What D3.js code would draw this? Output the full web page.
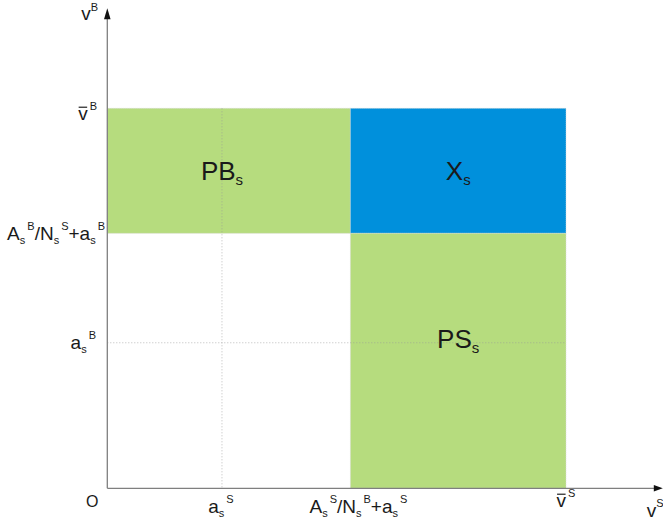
<!DOCTYPE html>
<html>
<head>
<meta charset="utf-8">
<script src="https://cdn.jsdelivr.net/npm/d3@7"></script>
<style>
  html, body { margin: 0; padding: 0; background: #fff; }
  svg { display: block; }
</style>
</head>
<body>
<svg id="chart" width="663" height="525"></svg>
<script>
// ---- data (in abstract model units) ----
const xTickValues = [2.5, 5.3, 10];
const xTickLabels = ["a_s^S", "A_s^S/N_s^B+a_s^S", "v\u0304^S"];
const yTickValues = [3.83, 6.71, 10];
const yTickLabels = ["a_s^B", "A_s^B/N_s^S+a_s^B", "v\u0304^B"];
const xAxisMax = 12.11;
const yAxisMax = 12.63;

const regionNames = ["PB", "X", "PS"];
const regionSubs  = ["s", "s", "s"];
const regionX0 = [0, 5.3, 5.3];
const regionX1 = [5.3, 10, 10];
const regionY0 = [6.71, 6.71, 0];
const regionY1 = [10, 10, 6.71];
const regionLabelX = [2.5, 7.65, 7.65];
const regionLabelY = [8.36, 8.36, 3.95];
const regionKinds = ["green", "blue", "green"];

// ---- style ----
const FONT = "'Liberation Sans', Arial, sans-serif";
const colors = { green: "#b6dc7e", blue: "#0090dc" };

const svg = d3.select("#chart");
const x = d3.scaleLinear().domain([0, 10]).range([107.3, 566]);
const y = d3.scaleLinear().domain([0, 10]).range([488.3, 108.3]);

// ---- regions ----
const regions = regionNames.map((n, i) => ({
  name: n, sub: regionSubs[i],
  x0: regionX0[i], x1: regionX1[i], y0: regionY0[i], y1: regionY1[i],
  lx: regionLabelX[i], ly: regionLabelY[i], kind: regionKinds[i]
}));

svg.append("g").selectAll("rect").data(regions).join("rect")
  .attr("x", d => x(d.x0))
  .attr("y", d => y(d.y1))
  .attr("width", d => x(d.x1) - x(d.x0))
  .attr("height", d => y(d.y0) - y(d.y1))
  .attr("fill", d => colors[d.kind])
  .attr("stroke", "#d8d8d8")
  .attr("stroke-width", 0.8)
  .attr("stroke-dasharray", "1,1");

// ---- dotted guide lines ----
const guides = svg.append("g")
  .attr("stroke", "#9a9a9a")
  .attr("stroke-width", 0.8)
  .attr("stroke-dasharray", "1,2")
  .attr("opacity", 0.8);
guides.append("line")
  .attr("x1", x(xTickValues[0])).attr("x2", x(xTickValues[0]))
  .attr("y1", y(yTickValues[2])).attr("y2", y(0));
guides.append("line")
  .attr("x1", x(0)).attr("x2", x(xTickValues[2]))
  .attr("y1", y(yTickValues[0])).attr("y2", y(yTickValues[0]));

// ---- axes ----
const axisG = svg.append("g");
axisG.append("line")
  .attr("x1", x(0)).attr("y1", y(0))
  .attr("x2", x(0)).attr("y2", y(yAxisMax) + 8)
  .attr("stroke", "#7f7f7f").attr("stroke-width", 1.3);
axisG.append("line")
  .attr("x1", x(0)).attr("y1", y(0))
  .attr("x2", x(xAxisMax) - 7).attr("y2", y(0))
  .attr("stroke", "#7f7f7f").attr("stroke-width", 1.3);
// arrowheads
const ty = y(yAxisMax), tx = x(xAxisMax);
axisG.append("path")
  .attr("d", `M${x(0)},${ty} L${x(0) - 3.3},${ty + 11} L${x(0) + 3.3},${ty + 11} Z`)
  .attr("fill", "#111");
axisG.append("path")
  .attr("d", `M${tx},${y(0)} L${tx - 9},${y(0) - 3.3} L${tx - 9},${y(0) + 3.3} Z`)
  .attr("fill", "#111");

// ---- rich label helper: "_c" subscript, "^c" superscript, U+0304 overline ----
function richLabel(g, str, px, py, anchor, fs, subFs, subDy, supDy, supDx) {
  const tokens = [];
  for (let i = 0; i < str.length; i++) {
    const c = str[i];
    if (c === "_") { tokens.push({ t: str[++i], k: "sub" }); }
    else if (c === "^") { tokens.push({ t: str[++i], k: "sup" }); }
    else if (c === "\u0304") { tokens[tokens.length - 1].bar = true; }
    else { tokens.push({ t: c, k: "main" }); }
  }
  const parts = [];
  tokens.forEach(tk => {
    const last = parts[parts.length - 1];
    if (last && last.k === "main" && tk.k === "main" && !tk.bar && !last.bar) last.t += tk.t;
    else parts.push({ ...tk });
  });
  const text = g.append("text")
    .attr("x", px).attr("y", py)
    .attr("text-anchor", anchor)
    .attr("font-family", FONT)
    .attr("fill", "#1a1a1a");
  let cur = 0, idx = 0;
  const bars = [];
  parts.forEach(p => {
    const target = p.k === "sub" ? subDy : p.k === "sup" ? supDy : 0;
    const ts = text.append("tspan")
      .attr("dy", target - cur)
      .attr("font-size", p.k === "main" ? fs : subFs)
      .text(p.t);
    if (p.k === "sup") ts.attr("dx", supDx);
    if (p.bar) bars.push(idx);
    cur = target;
    idx += p.t.length;
  });
  const node = text.node();
  bars.forEach(ci => {
    const ext = node.getExtentOfChar(ci);
    const yb = py - fs * 0.52 - 3.2;
    g.append("line")
      .attr("x1", ext.x + 0.5).attr("x2", ext.x + ext.width - 0.5)
      .attr("y1", yb).attr("y2", yb)
      .attr("stroke", "#222").attr("stroke-width", 1.2);
  });
  return text;
}

const labels = svg.append("g");

// x tick labels
const xLabelDx = [-1, 8, 0];
const xLabelBase = [25, 25, 19];
xTickValues.forEach((v, i) => {
  richLabel(labels, xTickLabels[i], x(v) + xLabelDx[i], y(0) + xLabelBase[i],
    "middle", 19, 11, 4, -10, 2);
});

// y tick labels
const yLabelEnd = [96, 105, 97];
const yLabelBase = [6.5, 7, 12];
yTickValues.forEach((v, i) => {
  richLabel(labels, yTickLabels[i], yLabelEnd[i], y(v) + yLabelBase[i],
    "end", 19, 11, 4, -10, 2);
});

// axis names and origin
richLabel(labels, "v^B", x(0) - 26, y(yAxisMax) + 11.5, "start", 19, 11, 4, -9, 0);
richLabel(labels, "v^S", tx - 16, y(0) + 29, "start", 19, 11, 4, -10, 0);
labels.append("text")
  .attr("x", x(0) - 15).attr("y", y(0) + 19)
  .attr("text-anchor", "middle")
  .attr("font-family", FONT).attr("font-size", 16)
  .attr("fill", "#1a1a1a")
  .text("O");

// region labels
regions.forEach(d => {
  richLabel(labels, d.name + "_" + d.sub, x(d.lx), y(d.ly) + 9.5,
    "middle", 26, 15, 5, 0, 0);
});
</script>
</body>
</html>
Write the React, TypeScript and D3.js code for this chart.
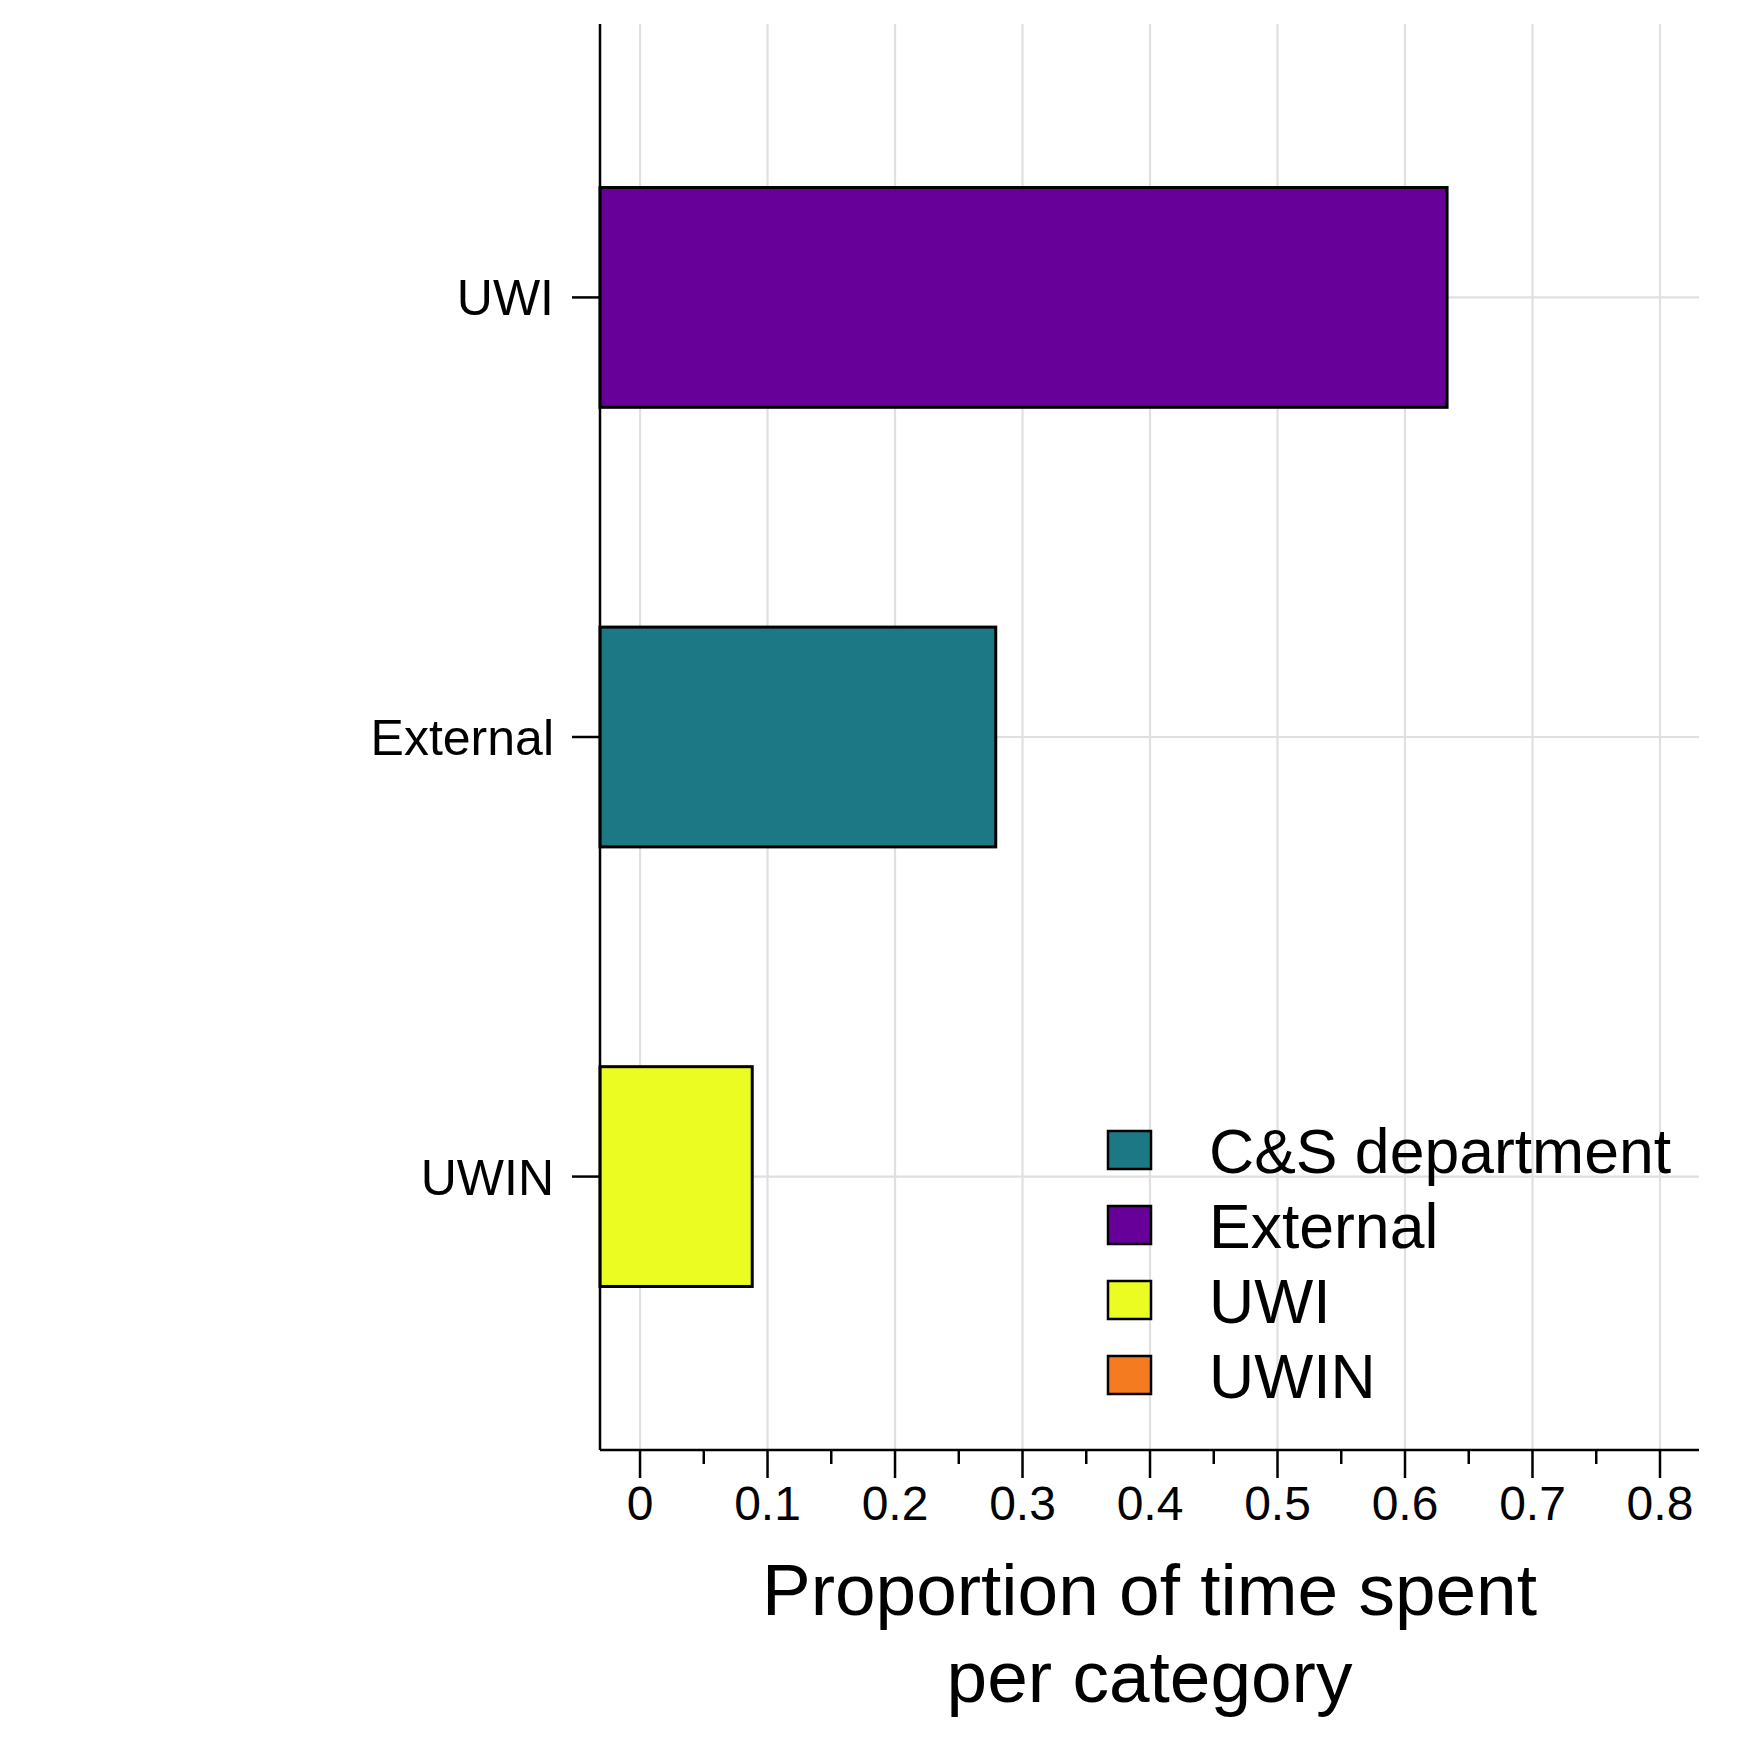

^^^^^^^^^^^^^^^^

## PROBLEM DESCRIPTION
Pull out all lines in the data above that include "chart".

## CORRECT ANSWER
<svg id="chart" width="663" height="525"></svg>
const svg = d3.select("#chart");
Write the React, TypeScript and D3.js code for this chart.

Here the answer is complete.